-- START OF DATA PROVIDED --

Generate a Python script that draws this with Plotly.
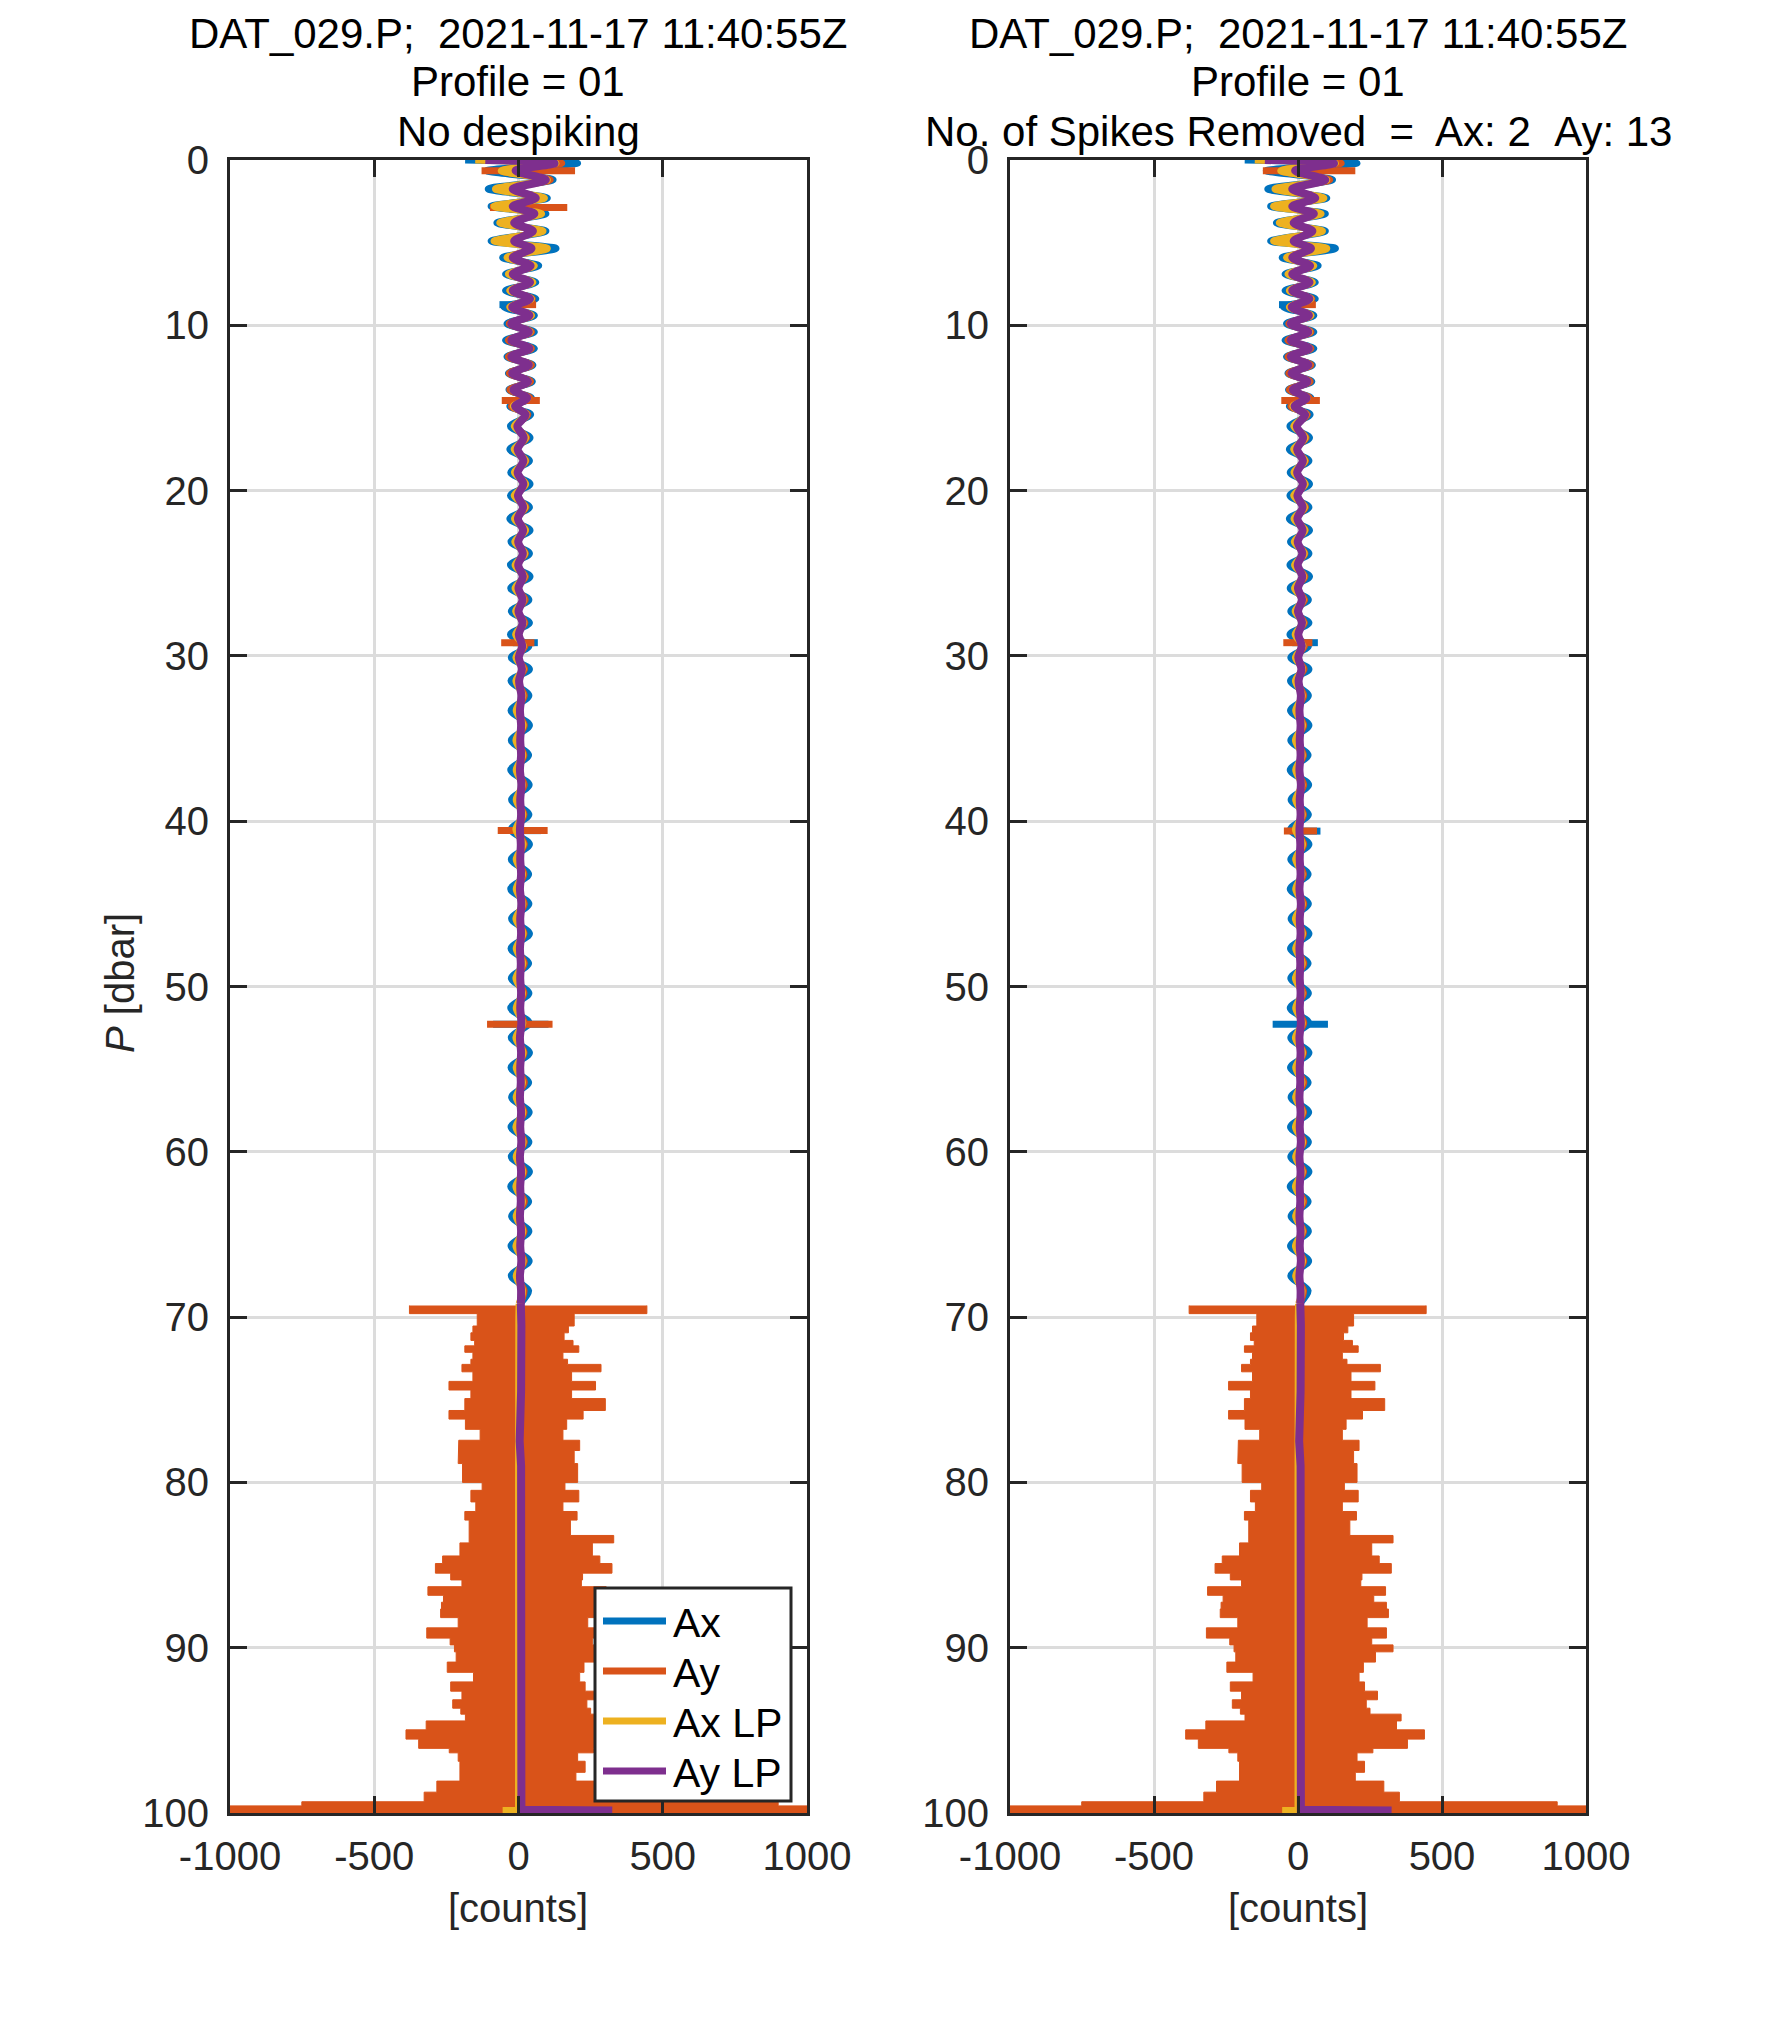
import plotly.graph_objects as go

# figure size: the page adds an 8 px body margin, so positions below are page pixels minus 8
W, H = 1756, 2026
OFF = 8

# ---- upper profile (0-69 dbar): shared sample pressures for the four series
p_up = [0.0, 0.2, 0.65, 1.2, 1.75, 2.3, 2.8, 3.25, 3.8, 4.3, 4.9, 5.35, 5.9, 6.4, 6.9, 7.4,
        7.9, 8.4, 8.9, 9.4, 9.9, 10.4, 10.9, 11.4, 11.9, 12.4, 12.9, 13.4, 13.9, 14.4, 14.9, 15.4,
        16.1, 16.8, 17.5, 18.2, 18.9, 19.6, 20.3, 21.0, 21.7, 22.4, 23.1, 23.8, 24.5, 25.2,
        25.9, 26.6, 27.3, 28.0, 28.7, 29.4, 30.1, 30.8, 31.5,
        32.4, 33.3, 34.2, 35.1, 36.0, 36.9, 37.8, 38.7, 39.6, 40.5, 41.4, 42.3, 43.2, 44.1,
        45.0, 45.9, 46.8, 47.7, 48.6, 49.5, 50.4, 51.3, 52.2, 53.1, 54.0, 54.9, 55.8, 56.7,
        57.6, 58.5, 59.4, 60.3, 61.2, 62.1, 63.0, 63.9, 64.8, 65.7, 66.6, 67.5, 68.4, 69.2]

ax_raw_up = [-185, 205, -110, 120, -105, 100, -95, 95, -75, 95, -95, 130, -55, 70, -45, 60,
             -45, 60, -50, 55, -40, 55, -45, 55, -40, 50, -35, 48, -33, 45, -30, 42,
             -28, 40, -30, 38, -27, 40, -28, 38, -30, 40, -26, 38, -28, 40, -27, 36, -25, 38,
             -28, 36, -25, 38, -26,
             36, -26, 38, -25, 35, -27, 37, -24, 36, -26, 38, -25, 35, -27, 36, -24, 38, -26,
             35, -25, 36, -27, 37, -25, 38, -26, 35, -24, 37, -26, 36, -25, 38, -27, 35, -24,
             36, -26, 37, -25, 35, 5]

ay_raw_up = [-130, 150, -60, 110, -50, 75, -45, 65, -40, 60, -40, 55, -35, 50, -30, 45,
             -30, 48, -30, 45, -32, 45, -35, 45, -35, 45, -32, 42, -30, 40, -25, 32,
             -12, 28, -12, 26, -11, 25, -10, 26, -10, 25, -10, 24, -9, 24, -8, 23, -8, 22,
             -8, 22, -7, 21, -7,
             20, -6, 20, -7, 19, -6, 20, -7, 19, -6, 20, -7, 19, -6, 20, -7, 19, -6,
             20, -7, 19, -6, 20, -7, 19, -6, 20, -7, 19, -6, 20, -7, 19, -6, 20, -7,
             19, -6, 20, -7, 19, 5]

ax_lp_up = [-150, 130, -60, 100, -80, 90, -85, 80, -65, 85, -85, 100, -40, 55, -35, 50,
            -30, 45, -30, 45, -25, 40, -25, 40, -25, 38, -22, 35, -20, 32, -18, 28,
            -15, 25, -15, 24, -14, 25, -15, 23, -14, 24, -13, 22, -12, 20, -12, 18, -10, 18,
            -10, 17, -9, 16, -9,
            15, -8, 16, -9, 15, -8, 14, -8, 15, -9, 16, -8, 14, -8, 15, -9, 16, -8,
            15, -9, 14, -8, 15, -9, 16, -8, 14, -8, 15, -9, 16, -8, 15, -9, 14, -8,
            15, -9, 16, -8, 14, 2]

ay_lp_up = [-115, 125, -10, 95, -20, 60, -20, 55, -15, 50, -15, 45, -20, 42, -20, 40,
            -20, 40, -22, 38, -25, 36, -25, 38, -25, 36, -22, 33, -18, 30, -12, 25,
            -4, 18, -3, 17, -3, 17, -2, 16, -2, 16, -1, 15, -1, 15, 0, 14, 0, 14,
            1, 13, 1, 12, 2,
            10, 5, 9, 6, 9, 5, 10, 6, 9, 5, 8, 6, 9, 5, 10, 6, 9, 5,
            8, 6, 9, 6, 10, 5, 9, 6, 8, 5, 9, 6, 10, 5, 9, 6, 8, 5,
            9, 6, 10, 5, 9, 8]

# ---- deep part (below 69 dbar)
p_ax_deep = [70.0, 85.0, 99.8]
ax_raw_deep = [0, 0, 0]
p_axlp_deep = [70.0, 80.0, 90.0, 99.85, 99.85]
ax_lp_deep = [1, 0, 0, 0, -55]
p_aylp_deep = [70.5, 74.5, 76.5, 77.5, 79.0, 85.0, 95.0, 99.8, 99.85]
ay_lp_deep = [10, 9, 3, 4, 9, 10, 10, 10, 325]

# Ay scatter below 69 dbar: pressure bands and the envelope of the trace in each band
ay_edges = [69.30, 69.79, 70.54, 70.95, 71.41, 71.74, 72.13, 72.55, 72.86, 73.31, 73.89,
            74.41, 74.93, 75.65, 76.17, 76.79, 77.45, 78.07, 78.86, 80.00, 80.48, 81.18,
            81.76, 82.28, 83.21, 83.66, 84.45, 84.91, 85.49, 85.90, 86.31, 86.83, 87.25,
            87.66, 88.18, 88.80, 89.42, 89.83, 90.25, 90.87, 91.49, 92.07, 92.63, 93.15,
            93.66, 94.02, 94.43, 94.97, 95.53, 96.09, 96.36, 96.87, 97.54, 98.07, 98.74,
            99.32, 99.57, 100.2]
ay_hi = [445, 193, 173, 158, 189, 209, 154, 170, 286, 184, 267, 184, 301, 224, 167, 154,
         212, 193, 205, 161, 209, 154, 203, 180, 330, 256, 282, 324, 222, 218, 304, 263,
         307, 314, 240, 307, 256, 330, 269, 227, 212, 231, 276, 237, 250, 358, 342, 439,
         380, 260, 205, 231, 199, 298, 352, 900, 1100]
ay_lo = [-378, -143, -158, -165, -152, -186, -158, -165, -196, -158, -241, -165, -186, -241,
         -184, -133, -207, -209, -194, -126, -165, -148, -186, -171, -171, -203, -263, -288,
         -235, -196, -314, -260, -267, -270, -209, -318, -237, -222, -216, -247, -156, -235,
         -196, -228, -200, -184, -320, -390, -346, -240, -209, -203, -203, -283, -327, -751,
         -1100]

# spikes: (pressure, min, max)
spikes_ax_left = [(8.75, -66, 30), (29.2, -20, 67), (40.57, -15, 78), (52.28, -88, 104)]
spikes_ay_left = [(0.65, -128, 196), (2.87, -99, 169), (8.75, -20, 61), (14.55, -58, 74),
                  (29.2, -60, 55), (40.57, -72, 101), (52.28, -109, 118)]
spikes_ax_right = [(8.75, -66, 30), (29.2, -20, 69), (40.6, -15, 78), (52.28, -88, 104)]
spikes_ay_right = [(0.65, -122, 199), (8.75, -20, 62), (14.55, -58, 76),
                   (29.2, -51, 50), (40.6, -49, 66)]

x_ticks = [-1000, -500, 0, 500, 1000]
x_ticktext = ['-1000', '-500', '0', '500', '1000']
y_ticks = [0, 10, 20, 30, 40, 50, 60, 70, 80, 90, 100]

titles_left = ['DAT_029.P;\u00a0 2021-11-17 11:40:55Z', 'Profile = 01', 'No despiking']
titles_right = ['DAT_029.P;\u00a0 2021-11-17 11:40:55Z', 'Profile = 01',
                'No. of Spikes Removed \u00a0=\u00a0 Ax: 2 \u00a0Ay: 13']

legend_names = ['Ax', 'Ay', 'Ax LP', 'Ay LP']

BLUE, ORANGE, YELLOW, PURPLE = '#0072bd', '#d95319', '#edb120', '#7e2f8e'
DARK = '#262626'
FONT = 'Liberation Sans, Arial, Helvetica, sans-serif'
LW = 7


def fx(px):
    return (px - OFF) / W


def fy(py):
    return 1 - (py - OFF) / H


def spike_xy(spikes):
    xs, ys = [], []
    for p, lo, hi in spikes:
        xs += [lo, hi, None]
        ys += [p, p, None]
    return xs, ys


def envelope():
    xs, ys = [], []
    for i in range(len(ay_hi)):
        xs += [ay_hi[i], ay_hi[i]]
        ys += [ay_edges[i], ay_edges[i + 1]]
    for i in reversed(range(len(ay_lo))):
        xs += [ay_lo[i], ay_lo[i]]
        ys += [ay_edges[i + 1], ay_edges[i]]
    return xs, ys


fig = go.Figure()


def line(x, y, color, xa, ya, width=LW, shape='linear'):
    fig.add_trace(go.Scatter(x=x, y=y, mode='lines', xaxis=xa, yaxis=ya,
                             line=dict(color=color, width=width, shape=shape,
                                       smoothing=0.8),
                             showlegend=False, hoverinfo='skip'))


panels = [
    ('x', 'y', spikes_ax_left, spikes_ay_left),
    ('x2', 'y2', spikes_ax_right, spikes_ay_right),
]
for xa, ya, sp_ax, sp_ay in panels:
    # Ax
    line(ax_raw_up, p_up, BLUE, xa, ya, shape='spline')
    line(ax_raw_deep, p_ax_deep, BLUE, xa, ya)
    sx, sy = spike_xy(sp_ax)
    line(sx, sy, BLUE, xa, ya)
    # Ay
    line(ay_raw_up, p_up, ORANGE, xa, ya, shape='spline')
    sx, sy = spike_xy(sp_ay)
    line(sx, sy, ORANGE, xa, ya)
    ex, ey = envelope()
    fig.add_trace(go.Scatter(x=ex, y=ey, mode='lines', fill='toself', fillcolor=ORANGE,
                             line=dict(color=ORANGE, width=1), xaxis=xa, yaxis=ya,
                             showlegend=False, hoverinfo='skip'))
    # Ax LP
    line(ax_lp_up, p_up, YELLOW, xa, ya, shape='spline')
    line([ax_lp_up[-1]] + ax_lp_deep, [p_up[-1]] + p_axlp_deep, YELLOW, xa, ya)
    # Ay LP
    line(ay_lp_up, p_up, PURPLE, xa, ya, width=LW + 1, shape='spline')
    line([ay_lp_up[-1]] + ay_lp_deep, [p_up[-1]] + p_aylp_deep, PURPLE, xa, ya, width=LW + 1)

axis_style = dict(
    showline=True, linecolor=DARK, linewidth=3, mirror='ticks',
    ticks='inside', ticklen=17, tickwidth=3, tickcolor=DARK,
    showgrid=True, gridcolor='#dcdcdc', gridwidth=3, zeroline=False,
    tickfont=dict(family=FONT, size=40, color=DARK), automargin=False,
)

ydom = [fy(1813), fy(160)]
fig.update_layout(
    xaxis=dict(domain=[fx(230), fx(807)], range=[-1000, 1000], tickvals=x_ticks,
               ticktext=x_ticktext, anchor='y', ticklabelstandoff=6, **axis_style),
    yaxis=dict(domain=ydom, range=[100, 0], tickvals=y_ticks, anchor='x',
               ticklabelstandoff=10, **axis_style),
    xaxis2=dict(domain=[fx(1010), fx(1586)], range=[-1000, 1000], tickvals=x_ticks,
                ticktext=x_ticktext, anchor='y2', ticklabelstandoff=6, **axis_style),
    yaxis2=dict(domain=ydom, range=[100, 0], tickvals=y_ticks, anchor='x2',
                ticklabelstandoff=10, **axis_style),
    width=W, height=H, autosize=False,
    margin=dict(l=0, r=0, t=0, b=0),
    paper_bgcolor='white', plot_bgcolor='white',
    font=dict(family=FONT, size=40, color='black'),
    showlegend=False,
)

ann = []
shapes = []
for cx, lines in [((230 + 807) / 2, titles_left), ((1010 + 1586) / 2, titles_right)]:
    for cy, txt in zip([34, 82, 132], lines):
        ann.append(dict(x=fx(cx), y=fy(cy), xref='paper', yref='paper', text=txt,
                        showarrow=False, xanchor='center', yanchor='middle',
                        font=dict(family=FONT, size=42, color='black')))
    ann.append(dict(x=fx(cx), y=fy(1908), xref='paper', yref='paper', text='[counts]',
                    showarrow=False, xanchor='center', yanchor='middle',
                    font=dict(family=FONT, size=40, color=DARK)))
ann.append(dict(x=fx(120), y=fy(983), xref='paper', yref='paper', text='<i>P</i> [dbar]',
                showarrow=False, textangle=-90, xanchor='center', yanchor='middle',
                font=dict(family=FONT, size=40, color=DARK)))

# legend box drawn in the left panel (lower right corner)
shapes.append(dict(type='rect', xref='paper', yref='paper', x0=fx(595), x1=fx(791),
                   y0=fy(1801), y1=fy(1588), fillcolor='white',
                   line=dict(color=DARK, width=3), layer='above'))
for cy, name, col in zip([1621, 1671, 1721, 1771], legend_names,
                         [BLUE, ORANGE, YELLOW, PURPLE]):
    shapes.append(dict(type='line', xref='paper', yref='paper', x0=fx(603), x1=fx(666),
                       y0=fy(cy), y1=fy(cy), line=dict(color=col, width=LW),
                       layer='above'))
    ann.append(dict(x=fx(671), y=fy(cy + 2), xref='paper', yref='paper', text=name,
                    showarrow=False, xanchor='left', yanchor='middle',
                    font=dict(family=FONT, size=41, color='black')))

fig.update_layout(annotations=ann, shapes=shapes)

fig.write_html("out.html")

-- END OF DATA PROVIDED --

From the first line of the listing above, repeat every line through the one holding "19, -6, 20, -7, 19, 5]". Both ends count, and pictures stay out.

Generate a Python script that draws this with Plotly.
import plotly.graph_objects as go

# figure size: the page adds an 8 px body margin, so positions below are page pixels minus 8
W, H = 1756, 2026
OFF = 8

# ---- upper profile (0-69 dbar): shared sample pressures for the four series
p_up = [0.0, 0.2, 0.65, 1.2, 1.75, 2.3, 2.8, 3.25, 3.8, 4.3, 4.9, 5.35, 5.9, 6.4, 6.9, 7.4,
        7.9, 8.4, 8.9, 9.4, 9.9, 10.4, 10.9, 11.4, 11.9, 12.4, 12.9, 13.4, 13.9, 14.4, 14.9, 15.4,
        16.1, 16.8, 17.5, 18.2, 18.9, 19.6, 20.3, 21.0, 21.7, 22.4, 23.1, 23.8, 24.5, 25.2,
        25.9, 26.6, 27.3, 28.0, 28.7, 29.4, 30.1, 30.8, 31.5,
        32.4, 33.3, 34.2, 35.1, 36.0, 36.9, 37.8, 38.7, 39.6, 40.5, 41.4, 42.3, 43.2, 44.1,
        45.0, 45.9, 46.8, 47.7, 48.6, 49.5, 50.4, 51.3, 52.2, 53.1, 54.0, 54.9, 55.8, 56.7,
        57.6, 58.5, 59.4, 60.3, 61.2, 62.1, 63.0, 63.9, 64.8, 65.7, 66.6, 67.5, 68.4, 69.2]

ax_raw_up = [-185, 205, -110, 120, -105, 100, -95, 95, -75, 95, -95, 130, -55, 70, -45, 60,
             -45, 60, -50, 55, -40, 55, -45, 55, -40, 50, -35, 48, -33, 45, -30, 42,
             -28, 40, -30, 38, -27, 40, -28, 38, -30, 40, -26, 38, -28, 40, -27, 36, -25, 38,
             -28, 36, -25, 38, -26,
             36, -26, 38, -25, 35, -27, 37, -24, 36, -26, 38, -25, 35, -27, 36, -24, 38, -26,
             35, -25, 36, -27, 37, -25, 38, -26, 35, -24, 37, -26, 36, -25, 38, -27, 35, -24,
             36, -26, 37, -25, 35, 5]

ay_raw_up = [-130, 150, -60, 110, -50, 75, -45, 65, -40, 60, -40, 55, -35, 50, -30, 45,
             -30, 48, -30, 45, -32, 45, -35, 45, -35, 45, -32, 42, -30, 40, -25, 32,
             -12, 28, -12, 26, -11, 25, -10, 26, -10, 25, -10, 24, -9, 24, -8, 23, -8, 22,
             -8, 22, -7, 21, -7,
             20, -6, 20, -7, 19, -6, 20, -7, 19, -6, 20, -7, 19, -6, 20, -7, 19, -6,
             20, -7, 19, -6, 20, -7, 19, -6, 20, -7, 19, -6, 20, -7, 19, -6, 20, -7,
             19, -6, 20, -7, 19, 5]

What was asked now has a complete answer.